>> begin

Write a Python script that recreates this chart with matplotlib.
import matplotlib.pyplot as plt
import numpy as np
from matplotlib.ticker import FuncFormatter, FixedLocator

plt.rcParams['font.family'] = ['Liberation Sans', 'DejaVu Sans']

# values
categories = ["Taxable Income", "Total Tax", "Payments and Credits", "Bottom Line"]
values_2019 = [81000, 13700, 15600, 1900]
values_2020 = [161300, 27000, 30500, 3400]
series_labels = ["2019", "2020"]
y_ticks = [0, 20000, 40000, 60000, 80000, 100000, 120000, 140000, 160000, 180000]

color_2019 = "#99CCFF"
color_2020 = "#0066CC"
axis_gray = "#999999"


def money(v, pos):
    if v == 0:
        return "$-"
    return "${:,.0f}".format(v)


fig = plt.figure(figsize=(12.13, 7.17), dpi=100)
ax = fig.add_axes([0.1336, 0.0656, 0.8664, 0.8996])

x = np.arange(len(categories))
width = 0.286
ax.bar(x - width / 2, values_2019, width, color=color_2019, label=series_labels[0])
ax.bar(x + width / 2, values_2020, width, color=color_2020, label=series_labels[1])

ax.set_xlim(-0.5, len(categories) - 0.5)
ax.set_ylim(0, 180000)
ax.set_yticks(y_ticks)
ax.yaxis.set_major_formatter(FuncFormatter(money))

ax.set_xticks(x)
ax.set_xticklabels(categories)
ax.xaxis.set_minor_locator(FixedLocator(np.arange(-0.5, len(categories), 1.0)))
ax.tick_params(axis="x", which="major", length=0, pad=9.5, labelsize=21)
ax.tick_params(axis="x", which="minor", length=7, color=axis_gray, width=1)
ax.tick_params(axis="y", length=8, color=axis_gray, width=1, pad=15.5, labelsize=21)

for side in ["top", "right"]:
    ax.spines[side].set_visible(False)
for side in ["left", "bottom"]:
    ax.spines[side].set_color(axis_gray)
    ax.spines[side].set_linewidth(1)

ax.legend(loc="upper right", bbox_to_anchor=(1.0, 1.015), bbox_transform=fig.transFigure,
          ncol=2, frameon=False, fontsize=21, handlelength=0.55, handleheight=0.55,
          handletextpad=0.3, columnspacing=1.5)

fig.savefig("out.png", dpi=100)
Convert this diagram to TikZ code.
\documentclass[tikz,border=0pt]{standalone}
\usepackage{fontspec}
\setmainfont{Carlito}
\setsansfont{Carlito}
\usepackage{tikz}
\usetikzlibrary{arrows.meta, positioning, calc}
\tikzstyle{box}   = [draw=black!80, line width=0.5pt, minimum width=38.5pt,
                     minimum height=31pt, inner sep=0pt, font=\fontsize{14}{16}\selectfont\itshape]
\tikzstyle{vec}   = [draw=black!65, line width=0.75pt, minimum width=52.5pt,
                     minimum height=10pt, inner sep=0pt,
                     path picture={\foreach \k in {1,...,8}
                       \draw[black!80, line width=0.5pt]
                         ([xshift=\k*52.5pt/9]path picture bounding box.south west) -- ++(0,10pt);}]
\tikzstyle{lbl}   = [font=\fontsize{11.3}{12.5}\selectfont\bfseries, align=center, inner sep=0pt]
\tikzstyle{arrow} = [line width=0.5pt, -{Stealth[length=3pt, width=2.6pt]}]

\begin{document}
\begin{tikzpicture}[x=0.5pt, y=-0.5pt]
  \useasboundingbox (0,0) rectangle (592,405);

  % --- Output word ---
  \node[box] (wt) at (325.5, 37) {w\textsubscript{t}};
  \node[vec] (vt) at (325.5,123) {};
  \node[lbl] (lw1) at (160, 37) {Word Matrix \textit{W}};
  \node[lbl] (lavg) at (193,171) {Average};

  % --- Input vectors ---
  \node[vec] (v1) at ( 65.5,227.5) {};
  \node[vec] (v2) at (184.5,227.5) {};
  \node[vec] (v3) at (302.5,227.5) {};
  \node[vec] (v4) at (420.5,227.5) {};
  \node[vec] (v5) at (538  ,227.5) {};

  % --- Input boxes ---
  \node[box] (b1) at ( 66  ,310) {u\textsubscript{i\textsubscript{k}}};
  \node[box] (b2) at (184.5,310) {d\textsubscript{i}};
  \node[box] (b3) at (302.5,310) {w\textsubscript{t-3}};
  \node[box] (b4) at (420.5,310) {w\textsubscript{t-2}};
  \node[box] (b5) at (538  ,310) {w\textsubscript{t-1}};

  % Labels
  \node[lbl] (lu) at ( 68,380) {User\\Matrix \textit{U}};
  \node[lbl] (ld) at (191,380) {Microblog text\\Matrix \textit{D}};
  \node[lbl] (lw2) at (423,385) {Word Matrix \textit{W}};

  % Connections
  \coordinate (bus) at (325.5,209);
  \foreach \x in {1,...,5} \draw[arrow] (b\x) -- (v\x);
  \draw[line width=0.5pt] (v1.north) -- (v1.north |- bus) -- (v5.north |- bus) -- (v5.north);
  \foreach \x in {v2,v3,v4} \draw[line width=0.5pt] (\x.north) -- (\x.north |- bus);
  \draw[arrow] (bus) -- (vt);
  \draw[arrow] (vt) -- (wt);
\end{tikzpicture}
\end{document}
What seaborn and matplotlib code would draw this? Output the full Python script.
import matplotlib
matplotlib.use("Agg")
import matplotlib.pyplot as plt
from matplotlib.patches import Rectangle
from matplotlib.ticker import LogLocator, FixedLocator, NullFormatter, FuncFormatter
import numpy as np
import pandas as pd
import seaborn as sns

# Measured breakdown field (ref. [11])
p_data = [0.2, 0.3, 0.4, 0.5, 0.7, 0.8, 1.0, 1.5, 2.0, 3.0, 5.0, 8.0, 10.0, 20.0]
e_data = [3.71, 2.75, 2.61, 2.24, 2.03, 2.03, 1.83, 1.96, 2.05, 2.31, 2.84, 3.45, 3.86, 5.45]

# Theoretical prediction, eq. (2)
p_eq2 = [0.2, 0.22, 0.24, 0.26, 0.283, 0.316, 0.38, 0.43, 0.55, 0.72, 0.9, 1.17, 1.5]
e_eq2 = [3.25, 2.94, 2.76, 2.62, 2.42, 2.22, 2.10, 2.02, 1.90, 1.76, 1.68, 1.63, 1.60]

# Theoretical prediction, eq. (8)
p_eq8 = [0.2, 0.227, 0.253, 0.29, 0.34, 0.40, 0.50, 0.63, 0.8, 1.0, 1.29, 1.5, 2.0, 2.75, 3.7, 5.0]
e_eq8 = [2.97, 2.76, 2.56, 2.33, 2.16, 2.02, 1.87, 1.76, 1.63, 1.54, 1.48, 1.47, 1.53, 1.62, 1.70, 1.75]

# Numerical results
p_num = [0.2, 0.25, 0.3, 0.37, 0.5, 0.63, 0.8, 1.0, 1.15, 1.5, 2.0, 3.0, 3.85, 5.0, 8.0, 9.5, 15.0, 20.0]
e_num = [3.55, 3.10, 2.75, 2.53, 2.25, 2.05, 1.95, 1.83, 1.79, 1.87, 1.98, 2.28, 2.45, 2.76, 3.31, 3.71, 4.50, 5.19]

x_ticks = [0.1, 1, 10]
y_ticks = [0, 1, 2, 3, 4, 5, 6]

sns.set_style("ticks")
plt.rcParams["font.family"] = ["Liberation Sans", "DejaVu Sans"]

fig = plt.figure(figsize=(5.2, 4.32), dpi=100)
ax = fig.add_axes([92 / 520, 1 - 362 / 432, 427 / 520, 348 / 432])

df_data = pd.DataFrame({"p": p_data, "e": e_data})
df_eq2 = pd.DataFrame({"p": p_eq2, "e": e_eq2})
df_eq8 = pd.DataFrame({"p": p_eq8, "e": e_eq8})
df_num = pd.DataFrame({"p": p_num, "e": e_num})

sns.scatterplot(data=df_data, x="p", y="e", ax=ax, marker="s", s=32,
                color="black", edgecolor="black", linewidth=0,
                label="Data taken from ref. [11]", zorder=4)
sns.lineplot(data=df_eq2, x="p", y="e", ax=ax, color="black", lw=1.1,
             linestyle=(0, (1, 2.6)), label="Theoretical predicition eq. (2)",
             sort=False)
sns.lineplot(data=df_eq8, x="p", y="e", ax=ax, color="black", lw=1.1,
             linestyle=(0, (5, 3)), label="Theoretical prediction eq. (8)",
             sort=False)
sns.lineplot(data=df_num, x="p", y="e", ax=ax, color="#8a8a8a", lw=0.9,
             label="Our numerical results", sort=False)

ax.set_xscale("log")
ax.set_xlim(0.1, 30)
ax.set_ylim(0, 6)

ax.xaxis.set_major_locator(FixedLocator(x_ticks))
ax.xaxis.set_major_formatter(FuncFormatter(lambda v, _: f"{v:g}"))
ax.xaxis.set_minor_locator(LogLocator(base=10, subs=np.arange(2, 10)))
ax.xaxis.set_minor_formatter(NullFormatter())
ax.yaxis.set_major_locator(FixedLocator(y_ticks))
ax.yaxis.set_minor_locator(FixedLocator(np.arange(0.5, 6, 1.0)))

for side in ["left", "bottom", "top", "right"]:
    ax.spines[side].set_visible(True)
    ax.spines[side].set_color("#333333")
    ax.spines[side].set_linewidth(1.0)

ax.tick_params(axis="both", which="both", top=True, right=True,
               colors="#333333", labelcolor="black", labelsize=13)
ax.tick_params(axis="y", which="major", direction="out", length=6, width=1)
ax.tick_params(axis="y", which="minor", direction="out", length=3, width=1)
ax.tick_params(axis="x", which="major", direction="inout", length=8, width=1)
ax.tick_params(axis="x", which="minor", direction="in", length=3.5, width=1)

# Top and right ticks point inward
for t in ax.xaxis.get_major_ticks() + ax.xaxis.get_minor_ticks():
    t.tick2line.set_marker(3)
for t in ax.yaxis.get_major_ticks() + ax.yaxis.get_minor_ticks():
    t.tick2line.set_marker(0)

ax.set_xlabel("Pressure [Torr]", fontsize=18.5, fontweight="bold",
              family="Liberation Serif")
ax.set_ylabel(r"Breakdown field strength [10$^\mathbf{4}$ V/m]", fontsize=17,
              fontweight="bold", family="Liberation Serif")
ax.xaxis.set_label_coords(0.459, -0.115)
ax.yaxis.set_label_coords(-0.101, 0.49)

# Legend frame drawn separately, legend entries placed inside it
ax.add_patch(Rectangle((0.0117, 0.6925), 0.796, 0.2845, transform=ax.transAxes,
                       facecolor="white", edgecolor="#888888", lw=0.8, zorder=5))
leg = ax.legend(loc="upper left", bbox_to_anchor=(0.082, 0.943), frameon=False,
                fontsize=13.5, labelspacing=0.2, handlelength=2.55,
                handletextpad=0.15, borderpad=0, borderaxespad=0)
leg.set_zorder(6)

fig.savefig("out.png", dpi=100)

>> end

[Task brief] Going down the listing above, begin printing at the line with "What seaborn and" and finish with the line with "import seaborn as sns", exactly as they appear.

[Solution for this exercise]
What seaborn and matplotlib code would draw this? Output the full Python script.
import matplotlib
matplotlib.use("Agg")
import matplotlib.pyplot as plt
from matplotlib.patches import Rectangle
from matplotlib.ticker import LogLocator, FixedLocator, NullFormatter, FuncFormatter
import numpy as np
import pandas as pd
import seaborn as sns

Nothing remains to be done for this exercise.